Graph Theory, 1736–1936
- Editor: Norman L. Biggs, E. Keith Lloyd, Robin J. Wilson
- Publisher: Clarendon Press
- Publication date: 1976

= Graph Theory, 1736–1936 =

1976 mathematics text

Graph Theory, 1736–1936 is a book in the history of mathematics on graph theory. It focuses on the foundational documents of the field, beginning with the 1736 paper of Leonhard Euler on the Seven Bridges of Königsberg and ending with the first textbook on the subject, published in 1936 by Dénes Kőnig. Graph Theory, 1736–1936 was edited by Norman L. Biggs, E. Keith Lloyd, and Robin J. Wilson, and published in 1976 by the Clarendon Press. The Oxford University Press published a paperback second edition in 1986, with a corrected reprint in 1998.

==Topics==
Graph Theory, 1736–1936 contains copies, extracts, and translations of 37 original sources in graph theory, grouped into ten chapters and punctuated by commentary on their meaning and context. It begins with Euler's 1736 paper "Solutio problematis ad geometriam situs pertinentis" on the seven bridges of Königsberg (both in the original Latin and in English translation) and ending with Dénes Kőnig's book Theorie der endlichen und unendlichen Graphen. The source material touches on recreational mathematics, chemical graph theory, the analysis of electrical circuits, and applications of graph theory in abstract algebra. Also included are background material and portraits on the mathematicians who originally developed this material.
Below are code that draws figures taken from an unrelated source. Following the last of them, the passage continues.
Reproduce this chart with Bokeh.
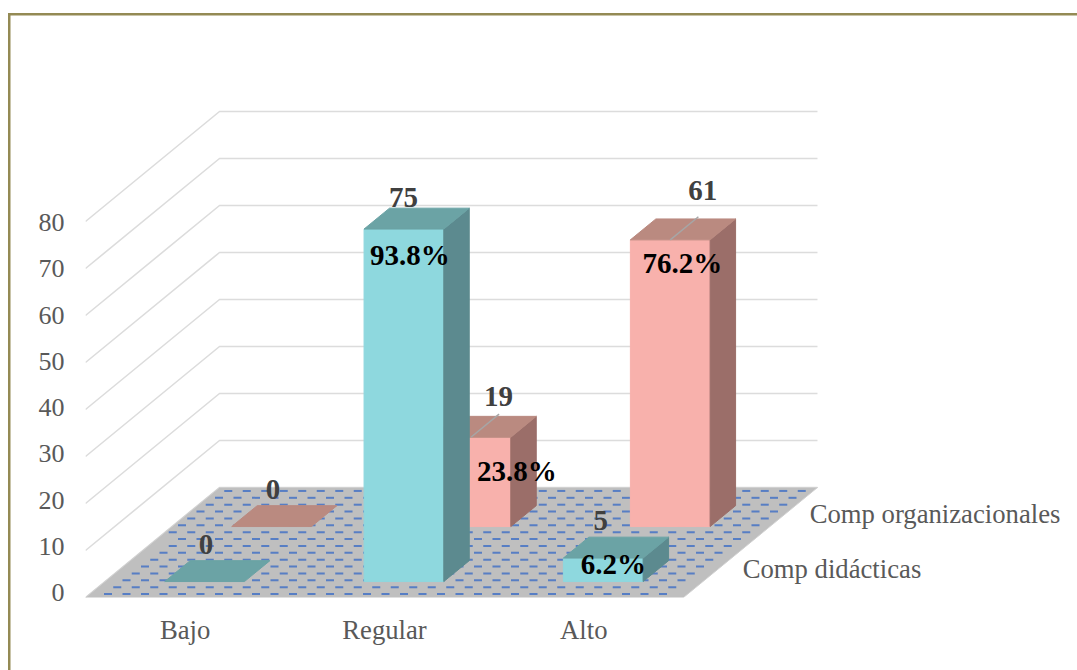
from bokeh.plotting import figure
from bokeh.models import Range1d, LinearAxis, FixedTicker
from bokeh.core.properties import value
from bokeh.embed import file_html
from bokeh.resources import INLINE

categories = ["Bajo", "Regular", "Alto"]
series_names = ["Comp didácticas", "Comp organizacionales"]
didacticas = [0, 75, 5]
organizacionales = [0, 19, 61]
pct_didacticas = ["", "93.8%", "6.2%"]
pct_organizacionales = ["", "23.8%", "76.2%"]
y_ticks = [0, 10, 20, 30, 40, 50, 60, 70, 80]

# chart scale and oblique projection
PX_CAT = 199.33
PX_VAL = 4.7
W, H = 1077, 670
LEFT, BOTTOM = 85, 73
DX = 134 / PX_CAT
DY = 110 / PX_VAL
BAR_W = 0.4
SERIES_DEPTH = [(0.145, 0.335), (0.645, 0.835)]
FONT = value("Liberation Serif")
FRAME = "#948a54"

def proj(cx, v, d):
    return cx + d * DX, v + d * DY

frame_w = W - LEFT
frame_h = H - BOTTOM
p = figure(width=W, height=H, output_backend="svg", toolbar_location=None,
           x_range=Range1d(0, frame_w / PX_CAT), y_range=Range1d(0, frame_h / PX_VAL),
           min_border_left=LEFT, min_border_right=0, min_border_top=0, min_border_bottom=BOTTOM,
           x_axis_location=None, y_axis_location=None)
p.grid.visible = False
p.outline_line_color = None
# the chart's outer frame sits behind a transparent canvas
p.border_fill_color = None
p.background_fill_color = None
p.styles = {"background":
            f"linear-gradient({FRAME},{FRAME}) 8px 13px/2.5px {H - 13}px no-repeat, "
            f"linear-gradient({FRAME},{FRAME}) 8px 13px/{W - 8}px 2.5px no-repeat, #ffffff"}

# walls
for t in y_ticks:
    a = proj(0, t, 0); b = proj(0, t, 1); c = proj(3, t, 1)
    p.line([a[0], b[0], c[0]], [a[1], b[1], c[1]], line_color="#dcdcdc", line_width=1.6)

# floor
corners = [proj(0, 0, 0), proj(3, 0, 0), proj(3, 0, 1), proj(0, 0, 1)]
p.patch([q[0] for q in corners], [q[1] for q in corners], fill_color="#bfbfbf", line_color="#d0d0d0")
ROWS = 16
PERIOD = 18.5 / PX_CAT
DASH = 8 / PX_CAT
x0s, x1s, ys = [], [], []
for j in range(ROWS):
    d = (j + 0.5) / ROWS
    xl = proj(0, 0, d)[0] + 3 / PX_CAT
    xr = proj(3, 0, d)[0] - 3 / PX_CAT
    x = (j % 2) * PERIOD / 2
    while x + DASH < xr:
        if x > xl:
            x0s.append(x); x1s.append(x + DASH); ys.append(proj(0, 0, d)[1])
        x += PERIOD
p.segment(x0s, ys, x1s, ys, line_color="#4472c4", line_width=2, line_alpha=0.85)

# bars, back series first
def bars(vals, depth, front, top, side):
    d0, d1 = depth
    for i, v in enumerate(vals):
        c = i + 0.5
        xa, xb = c - BAR_W / 2, c + BAR_W / 2
        if v > 0:
            q = [proj(xa, 0, d0), proj(xb, 0, d0), proj(xb, v, d0), proj(xa, v, d0)]
            p.patch([r[0] for r in q], [r[1] for r in q], fill_color=front, line_color=front)
            q = [proj(xb, 0, d0), proj(xb, 0, d1), proj(xb, v, d1), proj(xb, v, d0)]
            p.patch([r[0] for r in q], [r[1] for r in q], fill_color=side, line_color=side)
        q = [proj(xa, v, d0), proj(xb, v, d0), proj(xb, v, d1), proj(xa, v, d1)]
        p.patch([r[0] for r in q], [r[1] for r in q], fill_color=top, line_color=top)

bars(organizacionales, SERIES_DEPTH[1], "#f8b1ac", "#ba8a80", "#9b6e69")
bars(didacticas, SERIES_DEPTH[0], "#8ed8de", "#6ba3a5", "#5c8a8f")

# leader lines
for i, v in [(1, organizacionales[1]), (2, organizacionales[2])]:
    a = proj(i + 0.5, v, SERIES_DEPTH[1][0]); b = proj(i + 0.5, v, SERIES_DEPTH[1][1] + 0.02)
    p.line([a[0], b[0]], [a[1], b[1]], line_color="#a6a6a6", line_width=1.5)

# data labels
def labels(vals, pcts, depth, n_off, p_off):
    d0, d1 = depth
    for i, v in enumerate(vals):
        x, y = proj(i + 0.5, v, d1)
        p.text([x], [y], text=[str(v)], text_font=FONT, text_font_style="bold", text_font_size="29px",
               text_color="#404040", text_align="center", text_baseline="middle",
               x_offset=n_off[i][0], y_offset=n_off[i][1])
        if pcts[i]:
            x, y = proj(i + 0.5, v, d0)
            p.text([x], [y], text=[pcts[i]], text_font=FONT, text_font_style="bold", text_font_size="29px",
                   text_color="#000000", text_align="center", text_baseline="middle",
                   x_offset=p_off[i][0], y_offset=p_off[i][1])

labels(organizacionales, pct_organizacionales, SERIES_DEPTH[1],
       [(-24, -16), (2, -20), (7, -28)], [(0, 0), (46, 34), (12, 23)])
labels(didacticas, pct_didacticas, SERIES_DEPTH[0],
       [(-24, -16), (-26, -11), (-28, -17)], [(0, 0), (6, 26), (10, 6)])

# series labels at the right of the floor
for name, dep, off in [(series_names[0], SERIES_DEPTH[0], 27), (series_names[1], SERIES_DEPTH[1], 27)]:
    x, y = proj(3, 0, (dep[0] + dep[1]) / 2)
    p.text([x], [y], text=[name], text_font=FONT, text_font_size="26.7px", text_color="#595959",
           text_align="left", text_baseline="middle", x_offset=off, y_offset=-2)

# axes
label_axis_start = -5 / 4.625
p.extra_y_ranges = {"labels": Range1d(label_axis_start, label_axis_start + frame_h / 4.625)}
yax = LinearAxis(y_range_name="labels", ticker=FixedTicker(ticks=y_ticks), axis_line_color=None,
                 major_tick_line_color=None, minor_tick_line_color=None, major_label_standoff=15,
                 major_label_text_font="Liberation Serif", major_label_text_font_size="26px",
                 major_label_text_color="#595959")
p.add_layout(yax, "left")
xax = LinearAxis(ticker=FixedTicker(ticks=[i + 0.5 for i in range(len(categories))]),
                 major_label_overrides={i + 0.5: c for i, c in enumerate(categories)},
                 axis_line_color=None, major_tick_line_color=None, minor_tick_line_color=None,
                 major_label_standoff=11, major_label_text_font="Liberation Serif",
                 major_label_text_font_size="26.7px", major_label_text_color="#595959")
p.add_layout(xax, "below")

open("out.html", "w").write(file_html(p, INLINE))
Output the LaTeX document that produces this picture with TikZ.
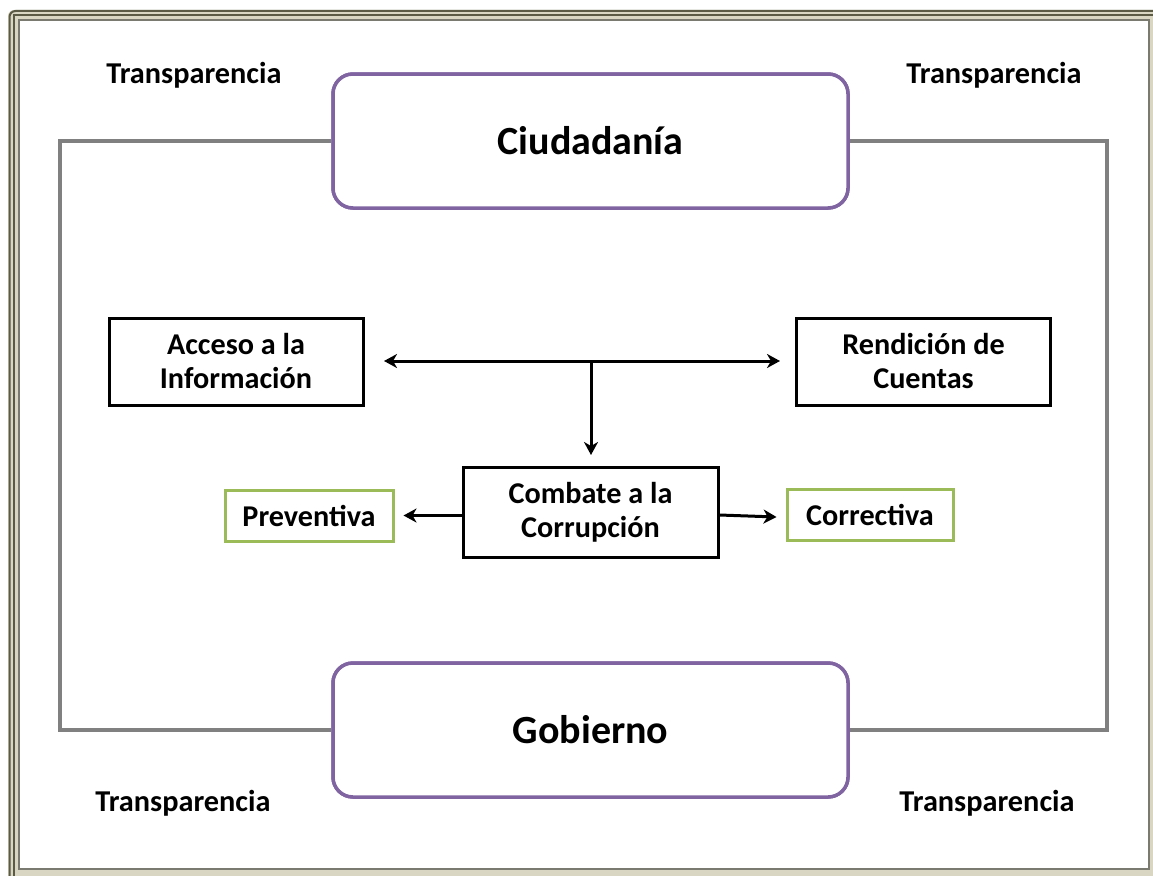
\documentclass[tikz,border=0pt]{standalone}
\usepackage{fontspec}
\setmainfont{Carlito}
\usetikzlibrary{arrows.meta}
\definecolor{frameDark}{HTML}{5B5A45}
\definecolor{frameLight}{HTML}{D9D6C3}
\definecolor{frameGray}{HTML}{7A7A70}
\definecolor{linkGray}{HTML}{808080}
\definecolor{purpleBox}{HTML}{8064A2}
\definecolor{greenBox}{HTML}{9BBB59}
\tikzset{
  main/.style={draw=purpleBox, line width=3.5pt, rounded corners=20pt, minimum width=515pt, minimum height=134pt, font=\bfseries\fontsize{40}{44}\selectfont, fill=white},
  concept/.style={draw=black, line width=3pt, minimum width=254pt, minimum height=87pt, align=center, font=\bfseries\fontsize{30.2}{34}\selectfont},
  combat/.style={draw=black, line width=3pt, minimum width=255pt, minimum height=90pt, align=center, font=\bfseries\fontsize{30.2}{34}\selectfont},
  kind/.style={draw=greenBox, line width=3pt, minimum height=51pt, font=\bfseries\fontsize{30.2}{34}\selectfont},
  lbl/.style={font=\bfseries\fontsize{30.3}{34}\selectfont},
  link/.style={draw=linkGray, line width=3.5pt},
  arr/.style={draw=black, line width=3pt, -{Stealth[length=13pt,width=14pt,inset=4pt]}},
  darr/.style={draw=black, line width=3pt, {Stealth[length=13pt,width=14pt,inset=4pt]}-{Stealth[length=13pt,width=14pt,inset=4pt]}}
}
\begin{document}
\begin{tikzpicture}[x=1pt,y=-1pt]
\useasboundingbox (0,0) rectangle (1153,875);
% frame
\fill[frameLight, rounded corners=6pt] (8,10) rectangle (1170,890);
\draw[frameDark, line width=2pt, rounded corners=6pt] (9.5,11) rectangle (1168,888);
\draw[frameDark, line width=2pt] (14,15.5) rectangle (1163,884);
\fill[white] (19.5,21) rectangle (1148,868);
\draw[frameGray, line width=2pt] (18.5,20) rectangle (1149,869);
% gray loop
\coordinate (tl) at (60,141);
\coordinate (tr) at (1107,141);
\coordinate (bl) at (60,730);
\coordinate (br) at (1107,730);
\node[main] (ciu) at (590.5,141) {Ciudadanía};
\node[main] (gob) at (590.5,730) {Gobierno};
\draw[link] (ciu.west) -- (tl) -- (bl) -- (gob.west);
\draw[link] (ciu.east) -- (tr) -- (br) -- (gob.east);
\node[main] at (590.5,141) {Ciudadanía};
\node[main] at (590.5,730) {Gobierno};
% labels
\node[lbl] (t1) at (194,75) {Transparencia};
\node[lbl] (t2) at (994,75) {Transparencia};
\node[lbl] (t3) at (183,803) {Transparencia};
\node[lbl] (t4) at (987,803) {Transparencia};
% concept boxes
\node[concept] (acc) at (236,361.5) {Acceso a la\\Información};
\node[concept] (ren) at (923.5,361.5) {Rendición de\\Cuentas};
\node[combat] (com) at (590.5,512) {Combate a la\\Corrupción};
\node[kind, minimum width=168pt] (pre) at (309,515.5) {Preventiva};
\node[kind, minimum width=166pt] (cor) at (870,515) {Correctiva};
% arrows
\coordinate (la) at (384,361);
\coordinate (ra) at (780,361);
\coordinate (mid) at (591,361);
\coordinate (dn) at (591,455);
\draw[darr] (la) -- (ra);
\draw[arr] (mid) -- (dn);
\draw[arr] (com.west |- pre.east) -- ([xshift=9pt]pre.east);
\draw[arr] (com.east |- 0,515) -- ([xshift=-9pt]cor.west |- 0,517);
\end{tikzpicture}
\end{document}
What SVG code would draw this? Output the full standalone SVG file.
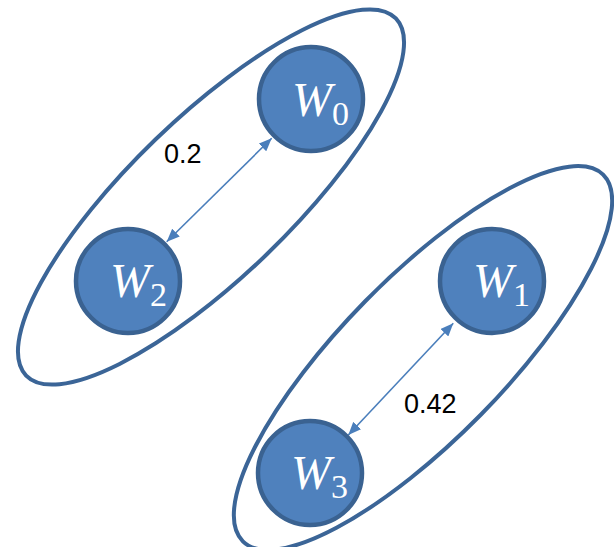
<svg xmlns="http://www.w3.org/2000/svg" width="614" height="547" viewBox="0 0 614 547">
<style>
.grp{fill:none;stroke:#3B6597;stroke-width:4}
.node{fill:#4F81BD;stroke:#3A6291;stroke-width:4.5}
.w{font-family:"Liberation Serif",serif;font-style:italic;font-size:48px;fill:#ffffff}
.sub{font-family:"Liberation Serif",serif;font-size:34px;fill:#ffffff}
.lbl{font-family:"Liberation Sans",Arial,sans-serif;font-size:27px;fill:#000000}
.edge{stroke:#4A7EBB;stroke-width:1.6;fill:none;marker-start:url(#ah);marker-end:url(#ah)}
</style>
<defs>
<marker id="ah" viewBox="0 0 12 10" refX="12" refY="5" markerWidth="13" markerHeight="11" markerUnits="userSpaceOnUse" orient="auto-start-reverse">
<path d="M0,0 L12,5 L0,10 Z" fill="#4A7EBB"/>
</marker>
</defs>
<g id="group-left"><ellipse class="grp" cx="211" cy="197" rx="257" ry="80" transform="rotate(-44 211 197)"/></g>
<g id="group-right"><ellipse class="grp" cx="423" cy="358" rx="257" ry="81" transform="rotate(-45.5 423 358)"/></g>
<g id="connectors">
<line class="edge" x1="166.7" y1="241.7" x2="271.7" y2="138.3"/>
<line class="edge" x1="348.3" y1="435" x2="453.3" y2="323.3"/>
</g>
<g id="W0"><circle class="node" cx="311" cy="99" r="52"/><text class="w" x="292" y="116">W</text><text class="sub" x="332" y="125">0</text></g>
<g id="W2"><circle class="node" cx="128" cy="281" r="52"/><text class="w" x="110" y="297">W</text><text class="sub" x="150" y="306">2</text></g>
<g id="W1"><circle class="node" cx="492" cy="281" r="52"/><text class="w" x="473" y="297">W</text><text class="sub" x="513" y="306">1</text></g>
<g id="W3"><circle class="node" cx="310" cy="473" r="52"/><text class="w" x="291" y="489">W</text><text class="sub" x="331" y="498">3</text></g>
<g id="labels">
<text class="lbl" x="164" y="163">0.2</text>
<text class="lbl" x="404" y="413">0.42</text>
</g>
</svg>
The chapters of the book organize the material into topics within graph theory, rather than being strictly chronological. The first chapter, on paths, includes maze-solving algorithms as well as Euler's work on Euler tours. Next, a chapter on circuits includes material on knight's tours in chess (a topic that long predates Euler), Hamiltonian cycles, and the work of Thomas Kirkman on polyhedral graphs. Next follow chapters on spanning trees and Cayley's formula, chemical graph theory and graph enumeration, and planar graphs, Kuratowski's theorem, and Euler's polyhedral formula. There are three chapters on the four color theorem and graph coloring, a chapter on algebraic graph theory, and a final chapter on graph factorization. Appendices provide a brief update on graph history since 1936, biographies of the authors of the works included in the book, and a comprehensive bibliography.

==Audience and reception==
Reviewer Ján Plesník names the book the first ever published on the history of graph theory, and although Hazel Perfect notes that parts of it can be difficult to read, Plesník states that it can also be used as "a self-contained introduction" to the field, and Edward Maziarz suggests its use as a textbook for graph theory courses. Perfect calls the book "fascinating ... full of information", thoroughly researched and carefully written, and Maziarz finds inspiring the ways in which it describes serious mathematics as arising from frivolous starting points. Fernando Q. Gouvêa calls it a "must-have" for anyone interested in graph theory, and Philip Peak also recommends it to anyone interested more generally in the history of mathematics.